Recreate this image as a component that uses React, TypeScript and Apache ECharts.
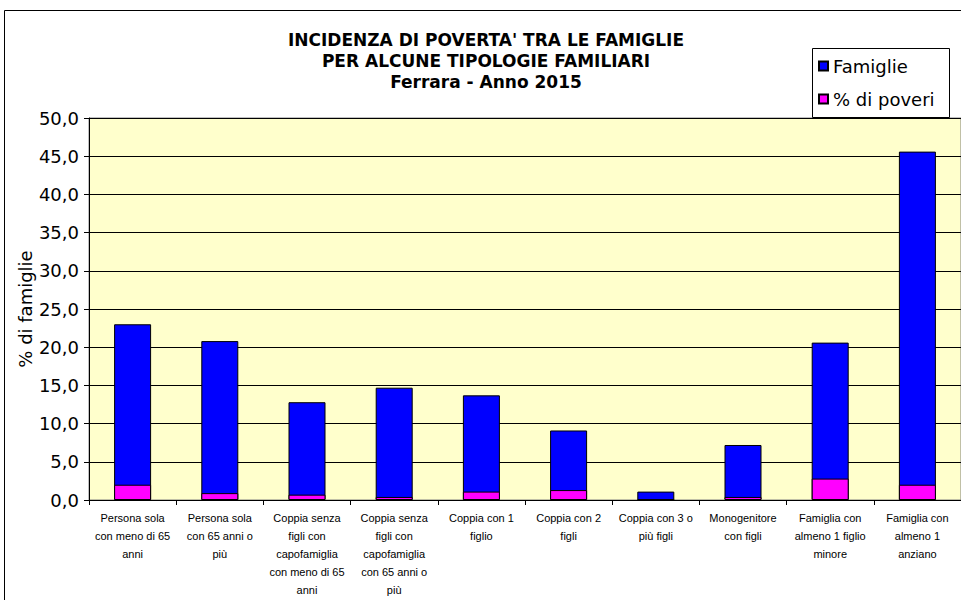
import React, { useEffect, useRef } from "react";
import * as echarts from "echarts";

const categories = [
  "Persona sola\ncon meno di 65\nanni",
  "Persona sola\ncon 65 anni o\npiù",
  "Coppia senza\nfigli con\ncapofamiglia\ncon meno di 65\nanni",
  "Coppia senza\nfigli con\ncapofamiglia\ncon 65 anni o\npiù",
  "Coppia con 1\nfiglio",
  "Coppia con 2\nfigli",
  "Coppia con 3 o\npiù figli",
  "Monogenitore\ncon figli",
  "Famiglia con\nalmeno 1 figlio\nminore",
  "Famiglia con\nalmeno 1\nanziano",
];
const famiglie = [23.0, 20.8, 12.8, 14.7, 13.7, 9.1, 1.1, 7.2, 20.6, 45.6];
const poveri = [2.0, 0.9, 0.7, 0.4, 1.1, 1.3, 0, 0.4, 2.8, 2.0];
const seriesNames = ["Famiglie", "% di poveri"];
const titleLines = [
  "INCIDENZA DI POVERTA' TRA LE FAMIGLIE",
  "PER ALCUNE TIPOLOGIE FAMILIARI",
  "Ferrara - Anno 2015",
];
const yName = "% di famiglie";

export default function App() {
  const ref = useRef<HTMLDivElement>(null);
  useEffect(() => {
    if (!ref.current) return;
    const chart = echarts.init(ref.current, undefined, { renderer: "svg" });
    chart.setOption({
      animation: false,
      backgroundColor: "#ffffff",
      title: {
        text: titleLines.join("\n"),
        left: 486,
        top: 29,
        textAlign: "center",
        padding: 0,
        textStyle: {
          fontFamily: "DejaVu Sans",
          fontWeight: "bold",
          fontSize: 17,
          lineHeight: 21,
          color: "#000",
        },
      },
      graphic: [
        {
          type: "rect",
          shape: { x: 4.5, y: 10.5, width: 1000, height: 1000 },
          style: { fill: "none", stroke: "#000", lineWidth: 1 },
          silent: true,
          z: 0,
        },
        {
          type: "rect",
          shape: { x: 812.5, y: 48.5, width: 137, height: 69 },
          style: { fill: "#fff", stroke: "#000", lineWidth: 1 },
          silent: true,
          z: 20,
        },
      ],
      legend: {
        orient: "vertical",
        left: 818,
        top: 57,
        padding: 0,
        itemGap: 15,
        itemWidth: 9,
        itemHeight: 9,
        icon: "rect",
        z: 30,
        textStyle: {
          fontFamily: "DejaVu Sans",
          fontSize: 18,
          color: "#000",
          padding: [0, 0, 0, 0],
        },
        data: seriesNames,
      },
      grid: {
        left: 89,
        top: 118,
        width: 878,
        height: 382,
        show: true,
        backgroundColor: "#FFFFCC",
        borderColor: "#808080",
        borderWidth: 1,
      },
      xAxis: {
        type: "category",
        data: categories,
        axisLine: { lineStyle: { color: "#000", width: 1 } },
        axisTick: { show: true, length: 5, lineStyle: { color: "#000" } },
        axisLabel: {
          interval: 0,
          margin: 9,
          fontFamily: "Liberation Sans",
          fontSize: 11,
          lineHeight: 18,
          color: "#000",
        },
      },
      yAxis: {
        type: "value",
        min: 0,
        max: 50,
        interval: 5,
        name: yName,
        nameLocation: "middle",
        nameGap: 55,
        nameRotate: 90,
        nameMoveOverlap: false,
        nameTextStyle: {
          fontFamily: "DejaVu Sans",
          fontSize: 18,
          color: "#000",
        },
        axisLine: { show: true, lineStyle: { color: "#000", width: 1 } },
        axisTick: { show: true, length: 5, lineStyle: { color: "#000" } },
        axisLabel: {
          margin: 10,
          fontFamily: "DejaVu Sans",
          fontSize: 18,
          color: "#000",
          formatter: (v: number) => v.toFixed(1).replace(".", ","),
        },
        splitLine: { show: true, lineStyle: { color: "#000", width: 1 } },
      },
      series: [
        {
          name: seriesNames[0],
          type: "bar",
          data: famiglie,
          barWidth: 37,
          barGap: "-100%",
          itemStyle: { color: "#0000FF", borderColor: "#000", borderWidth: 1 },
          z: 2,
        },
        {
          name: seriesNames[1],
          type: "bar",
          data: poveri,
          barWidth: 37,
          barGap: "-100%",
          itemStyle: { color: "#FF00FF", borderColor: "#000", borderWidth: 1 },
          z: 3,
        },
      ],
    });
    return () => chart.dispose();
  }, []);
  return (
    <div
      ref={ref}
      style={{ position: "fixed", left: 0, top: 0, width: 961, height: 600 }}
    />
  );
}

_Job_: Replicate the material above verbatim; images stay out of the copy.

_Final result_:
Recreate this image as a component that uses React, TypeScript and Apache ECharts.
import React, { useEffect, useRef } from "react";
import * as echarts from "echarts";

const categories = [
  "Persona sola\ncon meno di 65\nanni",
  "Persona sola\ncon 65 anni o\npiù",
  "Coppia senza\nfigli con\ncapofamiglia\ncon meno di 65\nanni",
  "Coppia senza\nfigli con\ncapofamiglia\ncon 65 anni o\npiù",
  "Coppia con 1\nfiglio",
  "Coppia con 2\nfigli",
  "Coppia con 3 o\npiù figli",
  "Monogenitore\ncon figli",
  "Famiglia con\nalmeno 1 figlio\nminore",
  "Famiglia con\nalmeno 1\nanziano",
];
const famiglie = [23.0, 20.8, 12.8, 14.7, 13.7, 9.1, 1.1, 7.2, 20.6, 45.6];
const poveri = [2.0, 0.9, 0.7, 0.4, 1.1, 1.3, 0, 0.4, 2.8, 2.0];
const seriesNames = ["Famiglie", "% di poveri"];
const titleLines = [
  "INCIDENZA DI POVERTA' TRA LE FAMIGLIE",
  "PER ALCUNE TIPOLOGIE FAMILIARI",
  "Ferrara - Anno 2015",
];
const yName = "% di famiglie";

export default function App() {
  const ref = useRef<HTMLDivElement>(null);
  useEffect(() => {
    if (!ref.current) return;
    const chart = echarts.init(ref.current, undefined, { renderer: "svg" });
    chart.setOption({
      animation: false,
      backgroundColor: "#ffffff",
      title: {
        text: titleLines.join("\n"),
        left: 486,
        top: 29,
        textAlign: "center",
        padding: 0,
        textStyle: {
          fontFamily: "DejaVu Sans",
          fontWeight: "bold",
          fontSize: 17,
          lineHeight: 21,
          color: "#000",
        },
      },
      graphic: [
        {
          type: "rect",
          shape: { x: 4.5, y: 10.5, width: 1000, height: 1000 },
          style: { fill: "none", stroke: "#000", lineWidth: 1 },
          silent: true,
          z: 0,
        },
        {
          type: "rect",
          shape: { x: 812.5, y: 48.5, width: 137, height: 69 },
          style: { fill: "#fff", stroke: "#000", lineWidth: 1 },
          silent: true,
          z: 20,
        },
      ],
      legend: {
        orient: "vertical",
        left: 818,
        top: 57,
        padding: 0,
        itemGap: 15,
        itemWidth: 9,
        itemHeight: 9,
        icon: "rect",
        z: 30,
        textStyle: {
          fontFamily: "DejaVu Sans",
          fontSize: 18,
          color: "#000",
          padding: [0, 0, 0, 0],
        },
        data: seriesNames,
      },
      grid: {
        left: 89,
        top: 118,
        width: 878,
        height: 382,
        show: true,
        backgroundColor: "#FFFFCC",
        borderColor: "#808080",
        borderWidth: 1,
      },
      xAxis: {
        type: "category",
        data: categories,
        axisLine: { lineStyle: { color: "#000", width: 1 } },
        axisTick: { show: true, length: 5, lineStyle: { color: "#000" } },
        axisLabel: {
          interval: 0,
          margin: 9,
          fontFamily: "Liberation Sans",
          fontSize: 11,
          lineHeight: 18,
          color: "#000",
        },
      },
      yAxis: {
        type: "value",
        min: 0,
        max: 50,
        interval: 5,
        name: yName,
        nameLocation: "middle",
        nameGap: 55,
        nameRotate: 90,
        nameMoveOverlap: false,
        nameTextStyle: {
          fontFamily: "DejaVu Sans",
          fontSize: 18,
          color: "#000",
        },
        axisLine: { show: true, lineStyle: { color: "#000", width: 1 } },
        axisTick: { show: true, length: 5, lineStyle: { color: "#000" } },
        axisLabel: {
          margin: 10,
          fontFamily: "DejaVu Sans",
          fontSize: 18,
          color: "#000",
          formatter: (v: number) => v.toFixed(1).replace(".", ","),
        },
        splitLine: { show: true, lineStyle: { color: "#000", width: 1 } },
      },
      series: [
        {
          name: seriesNames[0],
          type: "bar",
          data: famiglie,
          barWidth: 37,
          barGap: "-100%",
          itemStyle: { color: "#0000FF", borderColor: "#000", borderWidth: 1 },
          z: 2,
        },
        {
          name: seriesNames[1],
          type: "bar",
          data: poveri,
          barWidth: 37,
          barGap: "-100%",
          itemStyle: { color: "#FF00FF", borderColor: "#000", borderWidth: 1 },
          z: 3,
        },
      ],
    });
    return () => chart.dispose();
  }, []);
  return (
    <div
      ref={ref}
      style={{ position: "fixed", left: 0, top: 0, width: 961, height: 600 }}
    />
  );
}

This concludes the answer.